We Just Don’t Agree

We Just Don’t Agree January 22, 2013

Modernity came and many of us said: “Good. We like some of that, but don’t like other bits.”

We rejected the idea that natural science (“Science!”) was the only means to know, though we appreciated the help it gave us in forming questions.

We thought the idea that man was fundamentally economic was wrongheaded.

We were unpersuaded that the new morality wasn’t just the old decadence.

And we refused to get along with the Soviet Union . . . insisting it was an Evil Empire.

Post-modernity came and, when we could get people to tell us what it was, we were also unpersuaded.

We were told it had new insights, but could not find much we could not gain from other forms of philosophy.

We agreed with the critique of modernity, but pointed out that we had never embraced modernity wholesale.

We were told to be multicultural, but then informed our morals should be those of people overwhelming educated in post-modern Western values.

And we  have been told the “kids” would leave us so many times (“Christianity must change or die!” he shrieked in four hundred AD) in the Enlightenment, the Revolutionary Age, Modernity, and Post-Modernity, that we have stopped worrying too much about it. Nothing is so dated as the up to date. My great-grand if she is Orthodox is bound to read: “The findings of our time doom traditional Christianity. We must give up on . . . or die!”

She will be doomed! Unless of course she listens, thinks, learns what is good, and then ignores the rest.

So millions of Americans continue to believe the Christian message as it has been believed in most places by most people at most times. Just as we refused to condemn interracial marriage, never illegal in many states of the Union, to follow a parochial (and wicked) trend of racism, so we refuse to expand marriage to include those living in sin.

We do not think “love” or “desire” or “not hurting anyone” is the best means for deciding morality.

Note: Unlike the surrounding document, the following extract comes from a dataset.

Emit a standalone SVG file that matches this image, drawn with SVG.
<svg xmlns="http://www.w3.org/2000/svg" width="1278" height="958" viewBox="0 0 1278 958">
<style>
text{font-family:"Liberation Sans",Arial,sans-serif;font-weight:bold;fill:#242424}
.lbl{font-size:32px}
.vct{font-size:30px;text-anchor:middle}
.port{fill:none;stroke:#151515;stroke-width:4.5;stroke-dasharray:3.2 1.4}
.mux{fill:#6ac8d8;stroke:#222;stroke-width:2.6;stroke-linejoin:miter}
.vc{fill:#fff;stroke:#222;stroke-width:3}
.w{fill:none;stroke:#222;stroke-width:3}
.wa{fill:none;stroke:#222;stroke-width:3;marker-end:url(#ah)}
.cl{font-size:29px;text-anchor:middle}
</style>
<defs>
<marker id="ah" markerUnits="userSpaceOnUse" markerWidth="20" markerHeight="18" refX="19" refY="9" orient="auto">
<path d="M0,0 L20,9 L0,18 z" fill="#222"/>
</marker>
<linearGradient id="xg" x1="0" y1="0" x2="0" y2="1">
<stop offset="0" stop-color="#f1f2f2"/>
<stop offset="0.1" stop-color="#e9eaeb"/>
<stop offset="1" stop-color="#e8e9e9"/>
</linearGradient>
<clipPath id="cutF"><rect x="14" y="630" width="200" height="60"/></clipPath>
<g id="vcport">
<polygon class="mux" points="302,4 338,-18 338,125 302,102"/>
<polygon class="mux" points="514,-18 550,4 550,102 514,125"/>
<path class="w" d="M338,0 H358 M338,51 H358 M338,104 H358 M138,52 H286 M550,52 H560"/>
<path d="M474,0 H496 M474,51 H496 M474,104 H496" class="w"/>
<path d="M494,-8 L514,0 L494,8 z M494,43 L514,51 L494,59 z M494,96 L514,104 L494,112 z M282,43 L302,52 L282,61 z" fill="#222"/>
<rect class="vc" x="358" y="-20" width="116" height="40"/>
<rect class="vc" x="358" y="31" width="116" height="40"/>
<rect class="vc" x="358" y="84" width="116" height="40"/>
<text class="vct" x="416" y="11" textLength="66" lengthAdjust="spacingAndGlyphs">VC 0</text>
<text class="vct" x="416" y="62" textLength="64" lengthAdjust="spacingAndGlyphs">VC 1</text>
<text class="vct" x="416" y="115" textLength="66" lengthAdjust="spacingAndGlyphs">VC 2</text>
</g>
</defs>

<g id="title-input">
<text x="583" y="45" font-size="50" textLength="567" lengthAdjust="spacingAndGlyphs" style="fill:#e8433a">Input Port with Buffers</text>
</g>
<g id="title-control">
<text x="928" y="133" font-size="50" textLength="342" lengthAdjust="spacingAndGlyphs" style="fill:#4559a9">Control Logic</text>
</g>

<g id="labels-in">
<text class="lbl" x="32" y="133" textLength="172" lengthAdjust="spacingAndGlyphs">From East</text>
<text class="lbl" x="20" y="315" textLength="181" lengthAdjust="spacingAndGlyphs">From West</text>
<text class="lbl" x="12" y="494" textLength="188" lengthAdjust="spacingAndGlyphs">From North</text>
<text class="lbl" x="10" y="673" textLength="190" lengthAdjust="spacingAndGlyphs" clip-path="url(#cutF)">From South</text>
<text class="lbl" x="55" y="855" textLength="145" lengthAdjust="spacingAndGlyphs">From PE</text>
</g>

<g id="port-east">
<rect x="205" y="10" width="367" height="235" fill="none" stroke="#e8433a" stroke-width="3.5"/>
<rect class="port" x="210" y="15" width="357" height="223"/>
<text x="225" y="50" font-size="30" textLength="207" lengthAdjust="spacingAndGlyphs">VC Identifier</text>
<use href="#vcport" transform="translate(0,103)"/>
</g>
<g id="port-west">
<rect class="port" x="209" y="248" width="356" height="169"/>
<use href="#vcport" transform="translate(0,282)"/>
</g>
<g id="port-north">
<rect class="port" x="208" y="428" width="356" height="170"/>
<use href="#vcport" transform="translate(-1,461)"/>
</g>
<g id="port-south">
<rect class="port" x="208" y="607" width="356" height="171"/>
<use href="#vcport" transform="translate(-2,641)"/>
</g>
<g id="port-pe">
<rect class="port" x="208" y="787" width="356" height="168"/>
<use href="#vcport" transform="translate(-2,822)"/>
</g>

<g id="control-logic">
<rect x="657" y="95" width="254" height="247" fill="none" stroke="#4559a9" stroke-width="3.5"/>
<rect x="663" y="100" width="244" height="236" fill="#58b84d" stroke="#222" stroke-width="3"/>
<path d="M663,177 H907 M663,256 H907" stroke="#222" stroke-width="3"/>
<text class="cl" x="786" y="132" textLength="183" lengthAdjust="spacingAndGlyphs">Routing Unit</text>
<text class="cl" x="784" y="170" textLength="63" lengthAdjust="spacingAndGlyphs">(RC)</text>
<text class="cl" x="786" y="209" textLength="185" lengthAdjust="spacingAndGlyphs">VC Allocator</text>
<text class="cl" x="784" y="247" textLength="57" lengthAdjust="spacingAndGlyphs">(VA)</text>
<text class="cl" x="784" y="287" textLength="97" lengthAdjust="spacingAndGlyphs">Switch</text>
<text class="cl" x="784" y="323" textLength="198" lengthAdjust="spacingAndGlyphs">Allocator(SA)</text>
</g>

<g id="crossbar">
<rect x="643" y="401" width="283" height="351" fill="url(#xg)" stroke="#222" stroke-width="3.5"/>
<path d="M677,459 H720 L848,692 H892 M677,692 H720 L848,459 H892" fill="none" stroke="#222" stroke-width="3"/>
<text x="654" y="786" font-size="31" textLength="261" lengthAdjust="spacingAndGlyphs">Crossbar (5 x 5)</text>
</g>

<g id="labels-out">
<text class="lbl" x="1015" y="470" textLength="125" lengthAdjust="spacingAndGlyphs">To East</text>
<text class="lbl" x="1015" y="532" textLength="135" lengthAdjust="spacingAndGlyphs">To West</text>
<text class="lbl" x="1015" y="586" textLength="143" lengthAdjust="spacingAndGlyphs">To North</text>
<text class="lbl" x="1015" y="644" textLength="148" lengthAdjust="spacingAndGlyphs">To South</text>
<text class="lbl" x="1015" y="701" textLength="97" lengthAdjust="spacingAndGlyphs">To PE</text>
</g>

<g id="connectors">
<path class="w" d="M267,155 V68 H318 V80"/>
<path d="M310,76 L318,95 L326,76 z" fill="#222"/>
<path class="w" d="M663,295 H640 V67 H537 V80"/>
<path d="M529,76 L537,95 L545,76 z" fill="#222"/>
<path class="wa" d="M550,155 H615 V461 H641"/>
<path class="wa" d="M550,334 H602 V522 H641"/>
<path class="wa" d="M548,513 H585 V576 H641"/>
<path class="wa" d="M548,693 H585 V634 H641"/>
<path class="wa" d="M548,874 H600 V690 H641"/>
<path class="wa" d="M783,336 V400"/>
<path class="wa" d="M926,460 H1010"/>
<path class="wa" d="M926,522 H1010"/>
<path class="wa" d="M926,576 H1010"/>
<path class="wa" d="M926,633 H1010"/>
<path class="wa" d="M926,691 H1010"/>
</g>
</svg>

We continue to believe that divine Revelation, as understood by the universal church, is the best standard.

For some reason, this leads Christians who reject the “old ways” (as some have done in every generation) to try to understand us. We must be afraid of change. We must be reacting to an uncertain world. We must hate someone or dislike difference.

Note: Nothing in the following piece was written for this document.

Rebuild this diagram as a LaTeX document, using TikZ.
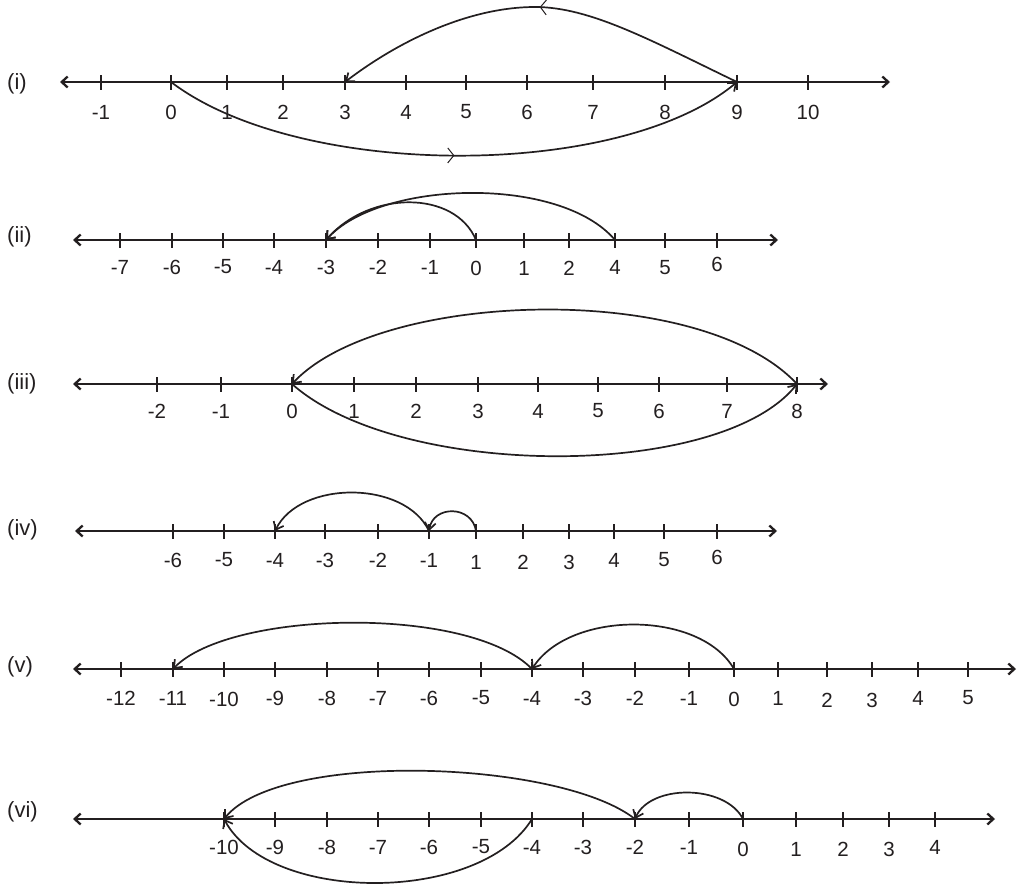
\documentclass[tikz,border=0pt]{standalone}
\usepackage{fontspec}
\setmainfont{Liberation Sans}
\usetikzlibrary{arrows.meta,decorations.markings}
\definecolor{ink}{RGB}{35,31,32}
\begin{document}
\begin{tikzpicture}[x=1pt,y=-1pt,
  axis/.style={line width=2.3pt, draw=ink, {Straight Barb[length=6pt,width=11pt]}-{Straight Barb[length=6pt,width=11pt]}},
  tickmark/.style={line width=2pt, draw=ink},
  num/.style={font=\fontsize{20.5}{20.5}\selectfont, text=ink, inner sep=0pt},
  rowlbl/.style={font=\fontsize{22}{22}\selectfont, text=ink, inner sep=0pt, anchor=west},
  jump/.style={line width=1.7pt, draw=ink, -{Straight Barb[length=7pt,width=11pt]}},
  midchev/.style={postaction={decorate}, decoration={markings, mark=at position 0.5 with {\arrow[ink]{Straight Barb[length=6pt,width=15pt,line width=1pt]}}}}
]
\useasboundingbox (0,0) rectangle (1019,886);

% ---------- (i) ----------
\node[rowlbl] (li) at (7,84) {(i)};
\coordinate (aL) at (60,82); \coordinate (aR) at (890,82);
\draw[axis] (aL) -- (aR);
\foreach \x/\l/\n in {101/-1/m1,171/0/0,227/1/1,283/2/2,345/3/3,406/4/4,466/5/5,527/6/6,593/7/7,665/8/8,737/9/9,808/10/10}{
  \coordinate (a\n) at (\x,82);
  \draw[tickmark] (\x,75) -- (\x,90);
  \node[num] (al\n) at (\x,112) {\l};
}
\draw[jump, midchev] (a9) .. controls (650,40) and (590,7) .. (535,7) .. controls (470,7) and (400,40) .. (a3);
\draw[jump, midchev] (a0) .. controls (300,180) and (620,180) .. (a9);

% ---------- (ii) ----------
\node[rowlbl] (lii) at (7,237) {(ii)};
\coordinate (bL) at (73,240); \coordinate (bR) at (778,240);
\draw[axis] (bL) -- (bR);
\foreach \x/\l/\n/\y in {120/-7/m7/267,172/-6/m6/267,223/-5/m5/267,274/-4/m4/267,326/-3/m3/267,378/-2/m2/267,430/-1/m1/267,476/0/0/268,524/1/1/268,569/2/2/268,615/4/4/267,665/5/5/268,717/6/6/264}{
  \coordinate (b\n) at (\x,240);
  \draw[tickmark] (\x,233) -- (\x,248);
  \node[num] (bl\n) at (\x,\y) {\l};
}
\draw[jump] (b0) .. controls (455,190) and (370,190) .. (bm3);
\draw[jump] (b4) .. controls (560,175) and (380,180) .. (bm3);

% ---------- (iii) ----------
\node[rowlbl] (liii) at (7,384) {(iii)};
\coordinate (cL) at (73,384); \coordinate (cR) at (828,384);
\draw[axis] (cL) -- (cR);
\foreach \x/\l/\n in {157/-2/m2,221/-1/m1,292/0/0,354/1/1,416/2/2,478/3/3,538/4/4,598/5/5,659/6/6,727/7/7,797/8/8}{
  \coordinate (c\n) at (\x,384);
  \draw[tickmark] (\x,377) -- (\x,392);
  \node[num] (cl\n) at (\x,411) {\l};
}
\draw[jump] (c8) .. controls (700,280) and (380,290) .. (c0);
\draw[jump] (c0) .. controls (400,480) and (720,480) .. (c8);

% ---------- (iv) ----------
\node[rowlbl] (liv) at (7,530) {(iv)};
\coordinate (dL) at (75,531); \coordinate (dR) at (777,531);
\draw[axis] (dL) -- (dR);
\foreach \x/\l/\n/\y in {173/-6/m6/560,224/-5/m5/560,275/-4/m4/560,325/-3/m3/560,378/-2/m2/560,429/-1/m1/560,476/1/1/562,523/2/2/562,569/3/3/562,614/4/4/560,664/5/5/560,717/6/6/557}{
  \coordinate (d\n) at (\x,531);
  \draw[tickmark] (\x,524) -- (\x,539);
  \node[num] (dl\n) at (\x,\y) {\l};
}
\draw[jump] (d1) .. controls (472,505) and (433,505) .. (dm1);
\draw[jump] (dm1) .. controls (405,480) and (300,480) .. (dm4);

% ---------- (v) ----------
\node[rowlbl] (lv) at (7,667) {(v)};
\coordinate (eL) at (73,669); \coordinate (eR) at (1016,669);
\draw[axis] (eL) -- (eR);
\foreach \x/\l/\n/\y in {121/-12/m12/698,173/-11/m11/698,224/-10/m10/699,275/-9/m9/698,327/-8/m8/698,378/-7/m7/698,429/-6/m6/698,481/-5/m5/698,532/-4/m4/698,583/-3/m3/698,635/-2/m2/698,689/-1/m1/698,734/0/0/699,778/1/1/698,827/2/2/700,872/3/3/700,918/4/4/698,968/5/5/698}{
  \coordinate (e\n) at (\x,669);
  \draw[tickmark] (\x,662) -- (\x,677);
  \node[num] (el\n) at (\x,\y) {\l};
}
\draw[jump] (e0) .. controls (700,610) and (570,610) .. (em4);
\draw[jump] (em4) .. controls (470,605) and (230,610) .. (em11);

% ---------- (vi) ----------
\node[rowlbl] (lvi) at (7,812) {(vi)};
\coordinate (fL) at (73,819); \coordinate (fR) at (995,819);
\draw[axis] (fL) -- (fR);
\foreach \x/\l/\n/\y in {224/-10/m10/847,275/-9/m9/847,327/-8/m8/847,378/-7/m7/847,429/-6/m6/847,481/-5/m5/847,532/-4/m4/847,583/-3/m3/847,635/-2/m2/847,689/-1/m1/847,743/0/0/849,796/1/1/849,843/2/2/849,889/3/3/849,935/4/4/847}{
  \coordinate (f\n) at (\x,819);
  \draw[tickmark] (\x,812) -- (\x,827);
  \node[num] (fl\n) at (\x,\y) {\l};
}
\draw[jump] (f0) .. controls (725,784) and (650,784) .. (fm2);
\draw[jump] (fm2) .. controls (560,760) and (280,750) .. (fm10);
\draw[jump] (fm4) .. controls (480,904) and (270,904) .. (fm10);
\end{tikzpicture}
\end{document}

This makes us chuckle, because this is so wrong. We don’t fear post-modernism, we disagree with some of its ideas. We don’t shudder to think old ideas might be wrong, we just don’t assume new ideas are right. No Christian should hate anybody and we don’t dislike difference: we dislike sin. When young adults tell us that no saint of any Church, East or West, has ever had a right view on some moral issue, we don’t know they are wrong for sure, but we suspect they are.

When it comes to politics, most of us in America prefer limited government, but know we can live under any government that will leave us alone, let us educate our children, and run our lives as we see fit. We have endured six hundred years in Syria as a minority and know what to do.

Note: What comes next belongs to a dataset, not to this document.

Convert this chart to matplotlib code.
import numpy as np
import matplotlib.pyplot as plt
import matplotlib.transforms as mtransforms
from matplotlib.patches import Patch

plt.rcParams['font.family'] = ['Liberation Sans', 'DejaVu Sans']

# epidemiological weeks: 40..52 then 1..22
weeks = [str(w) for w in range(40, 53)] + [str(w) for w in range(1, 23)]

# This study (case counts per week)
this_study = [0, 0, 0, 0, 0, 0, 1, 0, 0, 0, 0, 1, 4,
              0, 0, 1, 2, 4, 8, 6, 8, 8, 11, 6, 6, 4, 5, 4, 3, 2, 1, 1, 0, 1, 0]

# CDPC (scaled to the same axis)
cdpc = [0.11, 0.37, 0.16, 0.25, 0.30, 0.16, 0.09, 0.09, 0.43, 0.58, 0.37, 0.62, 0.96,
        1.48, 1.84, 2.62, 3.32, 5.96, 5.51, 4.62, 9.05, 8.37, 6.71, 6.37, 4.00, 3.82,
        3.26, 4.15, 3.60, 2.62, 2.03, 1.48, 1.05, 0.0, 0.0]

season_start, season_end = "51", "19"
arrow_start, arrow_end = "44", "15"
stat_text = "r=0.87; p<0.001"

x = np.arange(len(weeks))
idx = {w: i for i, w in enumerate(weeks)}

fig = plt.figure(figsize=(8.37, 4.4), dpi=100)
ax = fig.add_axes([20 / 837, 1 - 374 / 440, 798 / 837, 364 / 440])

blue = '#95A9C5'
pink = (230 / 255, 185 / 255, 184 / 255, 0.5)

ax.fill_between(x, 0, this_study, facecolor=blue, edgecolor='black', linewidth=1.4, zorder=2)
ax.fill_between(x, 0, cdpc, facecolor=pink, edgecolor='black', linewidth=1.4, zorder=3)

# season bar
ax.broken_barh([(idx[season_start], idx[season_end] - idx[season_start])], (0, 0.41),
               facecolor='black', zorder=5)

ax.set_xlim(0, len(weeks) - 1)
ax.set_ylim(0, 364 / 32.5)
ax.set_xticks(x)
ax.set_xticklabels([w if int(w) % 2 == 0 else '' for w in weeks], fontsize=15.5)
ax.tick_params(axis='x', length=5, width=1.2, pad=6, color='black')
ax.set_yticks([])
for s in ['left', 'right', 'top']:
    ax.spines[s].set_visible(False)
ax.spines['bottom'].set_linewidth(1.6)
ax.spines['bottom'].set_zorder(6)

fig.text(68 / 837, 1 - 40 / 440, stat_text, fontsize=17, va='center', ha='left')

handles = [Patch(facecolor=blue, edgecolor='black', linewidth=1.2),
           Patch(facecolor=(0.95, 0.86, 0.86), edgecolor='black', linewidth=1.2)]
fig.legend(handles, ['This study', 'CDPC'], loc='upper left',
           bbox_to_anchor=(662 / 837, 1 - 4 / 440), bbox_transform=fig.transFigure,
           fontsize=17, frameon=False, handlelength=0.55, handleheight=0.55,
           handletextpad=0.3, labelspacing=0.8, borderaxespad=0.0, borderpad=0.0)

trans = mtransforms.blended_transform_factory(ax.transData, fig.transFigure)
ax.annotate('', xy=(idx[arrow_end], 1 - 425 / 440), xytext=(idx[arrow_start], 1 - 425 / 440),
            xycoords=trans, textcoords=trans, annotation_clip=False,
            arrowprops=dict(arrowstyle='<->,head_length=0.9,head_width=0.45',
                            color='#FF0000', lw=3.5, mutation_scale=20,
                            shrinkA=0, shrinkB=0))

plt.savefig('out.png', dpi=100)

When we examine the arguments of the new and more trendy Christians, we are not persuaded. Of course, Christians, traditional Christians, might lose this culture and the majority of people now alive in North America and Western Europe, but that does not concern us too much. We will count on our African and Asian brothers and sisters, where most of the Christian Church is, to help.

I look forward to the missionaries. They will have sanctuary in my home.

As for the future, we are confident that a nation that can tolerate the Amish will put up with us. And in one hundred years, I predict that traditional Christian morals will still have adherents, but the particular deviations from orthodoxy will be gone. Why? It is always so. This present crop of revisions are as certain of their rectitude as the lost crop and I predict any Evangelical school, denomination, or program they take will be as thriving as the groups the revisionists took in the Nineteenth century.

The “growth” of the Episcopal Church USA does not bode well for their experiment!

Meanwhile, we can consider where we might be wrong and learn even from those we think wicked, live good lives, and love our neighbors, even the wrongheaded ones, as we would be loved.